--- begin ---
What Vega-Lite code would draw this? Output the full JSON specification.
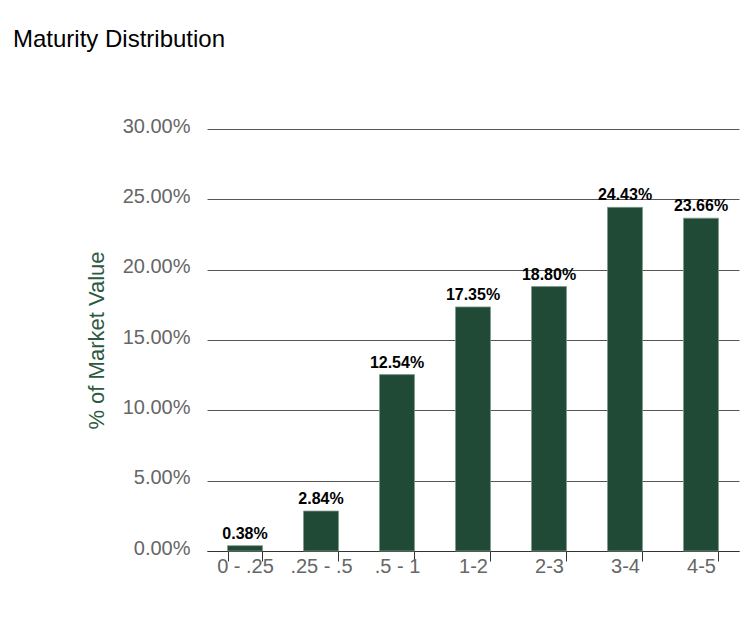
{
  "$schema": "https://vega.github.io/schema/vega-lite/v6.json",
  "autosize": "none",
  "width": 532,
  "height": 422,
  "padding": {"left": 207, "top": 129, "right": 6, "bottom": 88},
  "background": "white",
  "title": {
    "text": "Maturity Distribution",
    "anchor": "start",
    "frame": "group",
    "dx": -194,
    "offset": 64,
    "font": "Liberation Sans",
    "fontSize": 24,
    "fontWeight": "normal",
    "color": "#000000"
  },
  "config": {
    "view": {"stroke": null},
    "font": "Liberation Sans"
  },
  "data": {
    "values": [
      {"bucket": "0 - .25", "pct": 0.0038},
      {"bucket": ".25 - .5", "pct": 0.0284},
      {"bucket": ".5 - 1", "pct": 0.1254},
      {"bucket": "1-2", "pct": 0.1735},
      {"bucket": "2-3", "pct": 0.1880},
      {"bucket": "3-4", "pct": 0.2443},
      {"bucket": "4-5", "pct": 0.2366}
    ]
  },
  "encoding": {
    "x": {
      "field": "bucket",
      "type": "nominal",
      "sort": null,
      "scale": {"paddingInner": 0.54, "paddingOuter": 0.27},
      "axis": {
        "title": null,
        "labelAngle": 0,
        "labelFont": "Liberation Sans",
        "labelFontSize": 20,
        "labelColor": "#666666",
        "labelPadding": -5,
        "tickSize": 10,
        "tickColor": "#333333",
        "tickBand": "extent",
        "domainColor": "#333333",
        "grid": false
      }
    },
    "y": {
      "field": "pct",
      "type": "quantitative",
      "scale": {"domain": [0, 0.3], "nice": false},
      "axis": {
        "title": "% of Market Value",
        "titleColor": "#2b5a40",
        "titleFont": "Liberation Sans",
        "titleFontSize": 22,
        "titleFontWeight": "normal",
        "titlePadding": 14,
        "format": ".2%",
        "values": [0, 0.05, 0.1, 0.15, 0.2, 0.25, 0.3],
        "labelFont": "Liberation Sans",
        "labelFontSize": 20,
        "labelColor": "#666666",
        "labelPadding": 17,
        "labelOffset": -3,
        "ticks": false,
        "domain": false,
        "grid": true,
        "gridColor": "#555555",
        "gridWidth": 1
      }
    }
  },
  "layer": [
    {
      "mark": {"type": "bar", "color": "#214a36", "stroke": "#7d9a8a", "strokeWidth": 0.8}
    },
    {
      "mark": {
        "type": "text",
        "baseline": "bottom",
        "dy": -4,
        "font": "Liberation Sans",
        "fontSize": 16,
        "fontWeight": "bold",
        "color": "#000000"
      },
      "encoding": {
        "text": {"field": "pct", "type": "quantitative", "format": ".2%"}
      }
    }
  ]
}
--- end ---
--- Challenge ---
Images should not appear in the copy; retype the listing above exactly.

--- Task result ---
What Vega-Lite code would draw this? Output the full JSON specification.
{
  "$schema": "https://vega.github.io/schema/vega-lite/v6.json",
  "autosize": "none",
  "width": 532,
  "height": 422,
  "padding": {"left": 207, "top": 129, "right": 6, "bottom": 88},
  "background": "white",
  "title": {
    "text": "Maturity Distribution",
    "anchor": "start",
    "frame": "group",
    "dx": -194,
    "offset": 64,
    "font": "Liberation Sans",
    "fontSize": 24,
    "fontWeight": "normal",
    "color": "#000000"
  },
  "config": {
    "view": {"stroke": null},
    "font": "Liberation Sans"
  },
  "data": {
    "values": [
      {"bucket": "0 - .25", "pct": 0.0038},
      {"bucket": ".25 - .5", "pct": 0.0284},
      {"bucket": ".5 - 1", "pct": 0.1254},
      {"bucket": "1-2", "pct": 0.1735},
      {"bucket": "2-3", "pct": 0.1880},
      {"bucket": "3-4", "pct": 0.2443},
      {"bucket": "4-5", "pct": 0.2366}
    ]
  },
  "encoding": {
    "x": {
      "field": "bucket",
      "type": "nominal",
      "sort": null,
      "scale": {"paddingInner": 0.54, "paddingOuter": 0.27},
      "axis": {
        "title": null,
        "labelAngle": 0,
        "labelFont": "Liberation Sans",
        "labelFontSize": 20,
        "labelColor": "#666666",
        "labelPadding": -5,
        "tickSize": 10,
        "tickColor": "#333333",
        "tickBand": "extent",
        "domainColor": "#333333",
        "grid": false
      }
    },
    "y": {
      "field": "pct",
      "type": "quantitative",
      "scale": {"domain": [0, 0.3], "nice": false},
      "axis": {
        "title": "% of Market Value",
        "titleColor": "#2b5a40",
        "titleFont": "Liberation Sans",
        "titleFontSize": 22,
        "titleFontWeight": "normal",
        "titlePadding": 14,
        "format": ".2%",
        "values": [0, 0.05, 0.1, 0.15, 0.2, 0.25, 0.3],
        "labelFont": "Liberation Sans",
        "labelFontSize": 20,
        "labelColor": "#666666",
        "labelPadding": 17,
        "labelOffset": -3,
        "ticks": false,
        "domain": false,
        "grid": true,
        "gridColor": "#555555",
        "gridWidth": 1
      }
    }
  },
  "layer": [
    {
      "mark": {"type": "bar", "color": "#214a36", "stroke": "#7d9a8a", "strokeWidth": 0.8}
    },
    {
      "mark": {
        "type": "text",
        "baseline": "bottom",
        "dy": -4,
        "font": "Liberation Sans",
        "fontSize": 16,
        "fontWeight": "bold",
        "color": "#000000"
      },
      "encoding": {
        "text": {"field": "pct", "type": "quantitative", "format": ".2%"}
      }
    }
  ]
}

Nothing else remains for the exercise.